▶ [WHAT YOU SHOULD DO] Give back the full listing, character for character, with no pictures.

▶ [RECORDED INFORMATION]
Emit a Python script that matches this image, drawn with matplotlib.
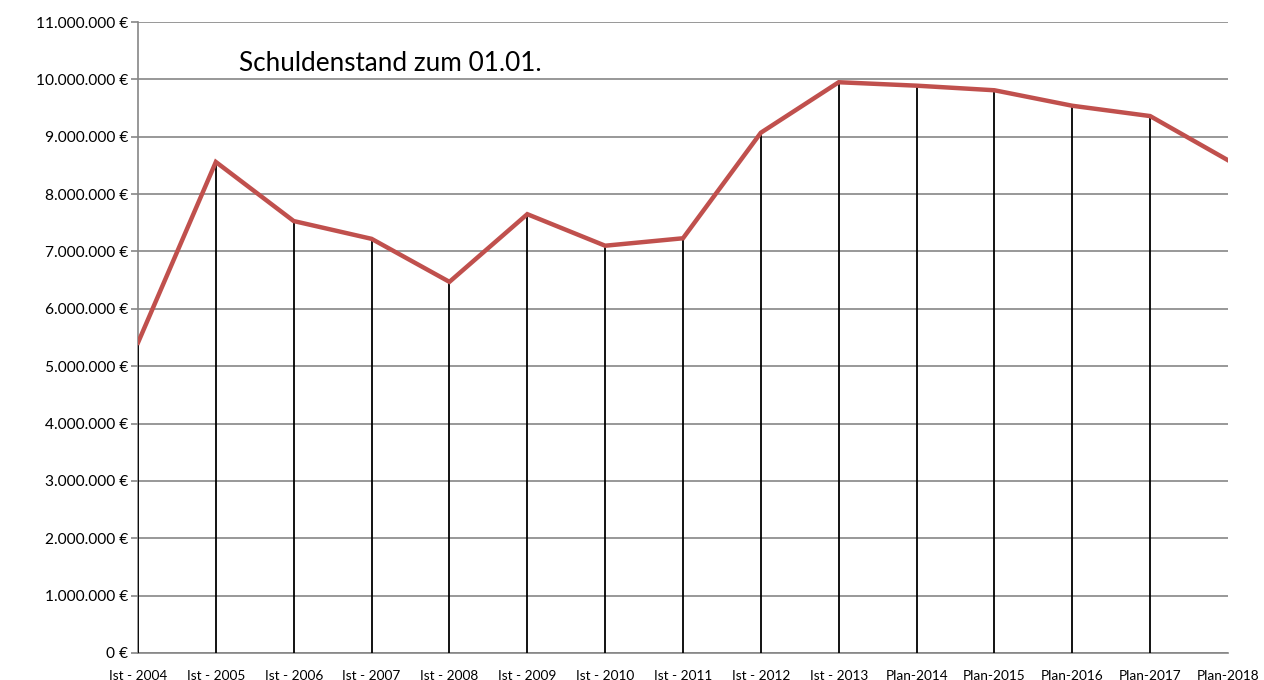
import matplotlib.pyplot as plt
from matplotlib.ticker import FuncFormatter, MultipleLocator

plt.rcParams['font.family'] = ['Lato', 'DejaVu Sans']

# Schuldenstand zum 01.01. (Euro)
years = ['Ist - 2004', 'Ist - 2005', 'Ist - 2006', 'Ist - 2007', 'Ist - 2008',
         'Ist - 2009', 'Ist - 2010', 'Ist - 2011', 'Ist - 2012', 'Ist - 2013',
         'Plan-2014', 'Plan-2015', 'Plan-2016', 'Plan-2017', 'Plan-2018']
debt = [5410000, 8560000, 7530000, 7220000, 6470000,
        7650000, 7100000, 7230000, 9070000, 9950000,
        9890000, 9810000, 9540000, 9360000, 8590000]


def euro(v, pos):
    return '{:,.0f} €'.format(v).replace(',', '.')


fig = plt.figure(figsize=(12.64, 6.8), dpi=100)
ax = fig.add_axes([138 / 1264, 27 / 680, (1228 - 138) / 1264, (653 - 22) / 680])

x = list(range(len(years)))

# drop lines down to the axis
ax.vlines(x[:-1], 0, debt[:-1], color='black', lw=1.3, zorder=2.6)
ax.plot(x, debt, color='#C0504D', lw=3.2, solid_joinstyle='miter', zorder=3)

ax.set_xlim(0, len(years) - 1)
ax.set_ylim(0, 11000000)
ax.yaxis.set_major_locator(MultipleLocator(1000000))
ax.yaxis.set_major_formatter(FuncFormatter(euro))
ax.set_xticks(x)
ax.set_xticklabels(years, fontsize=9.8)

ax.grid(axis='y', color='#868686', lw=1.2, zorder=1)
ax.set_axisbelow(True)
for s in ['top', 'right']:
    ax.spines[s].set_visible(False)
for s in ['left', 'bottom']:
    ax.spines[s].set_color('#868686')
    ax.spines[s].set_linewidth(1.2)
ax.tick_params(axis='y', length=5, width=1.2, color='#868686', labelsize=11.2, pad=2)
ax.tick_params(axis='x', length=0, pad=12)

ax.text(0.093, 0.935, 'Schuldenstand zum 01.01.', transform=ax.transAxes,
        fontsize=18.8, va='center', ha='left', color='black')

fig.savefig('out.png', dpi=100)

▶ [FINISHED TASK]
Emit a Python script that matches this image, drawn with matplotlib.
import matplotlib.pyplot as plt
from matplotlib.ticker import FuncFormatter, MultipleLocator

plt.rcParams['font.family'] = ['Lato', 'DejaVu Sans']

# Schuldenstand zum 01.01. (Euro)
years = ['Ist - 2004', 'Ist - 2005', 'Ist - 2006', 'Ist - 2007', 'Ist - 2008',
         'Ist - 2009', 'Ist - 2010', 'Ist - 2011', 'Ist - 2012', 'Ist - 2013',
         'Plan-2014', 'Plan-2015', 'Plan-2016', 'Plan-2017', 'Plan-2018']
debt = [5410000, 8560000, 7530000, 7220000, 6470000,
        7650000, 7100000, 7230000, 9070000, 9950000,
        9890000, 9810000, 9540000, 9360000, 8590000]


def euro(v, pos):
    return '{:,.0f} €'.format(v).replace(',', '.')


fig = plt.figure(figsize=(12.64, 6.8), dpi=100)
ax = fig.add_axes([138 / 1264, 27 / 680, (1228 - 138) / 1264, (653 - 22) / 680])

x = list(range(len(years)))

# drop lines down to the axis
ax.vlines(x[:-1], 0, debt[:-1], color='black', lw=1.3, zorder=2.6)
ax.plot(x, debt, color='#C0504D', lw=3.2, solid_joinstyle='miter', zorder=3)

ax.set_xlim(0, len(years) - 1)
ax.set_ylim(0, 11000000)
ax.yaxis.set_major_locator(MultipleLocator(1000000))
ax.yaxis.set_major_formatter(FuncFormatter(euro))
ax.set_xticks(x)
ax.set_xticklabels(years, fontsize=9.8)

ax.grid(axis='y', color='#868686', lw=1.2, zorder=1)
ax.set_axisbelow(True)
for s in ['top', 'right']:
    ax.spines[s].set_visible(False)
for s in ['left', 'bottom']:
    ax.spines[s].set_color('#868686')
    ax.spines[s].set_linewidth(1.2)
ax.tick_params(axis='y', length=5, width=1.2, color='#868686', labelsize=11.2, pad=2)
ax.tick_params(axis='x', length=0, pad=12)

ax.text(0.093, 0.935, 'Schuldenstand zum 01.01.', transform=ax.transAxes,
        fontsize=18.8, va='center', ha='left', color='black')

fig.savefig('out.png', dpi=100)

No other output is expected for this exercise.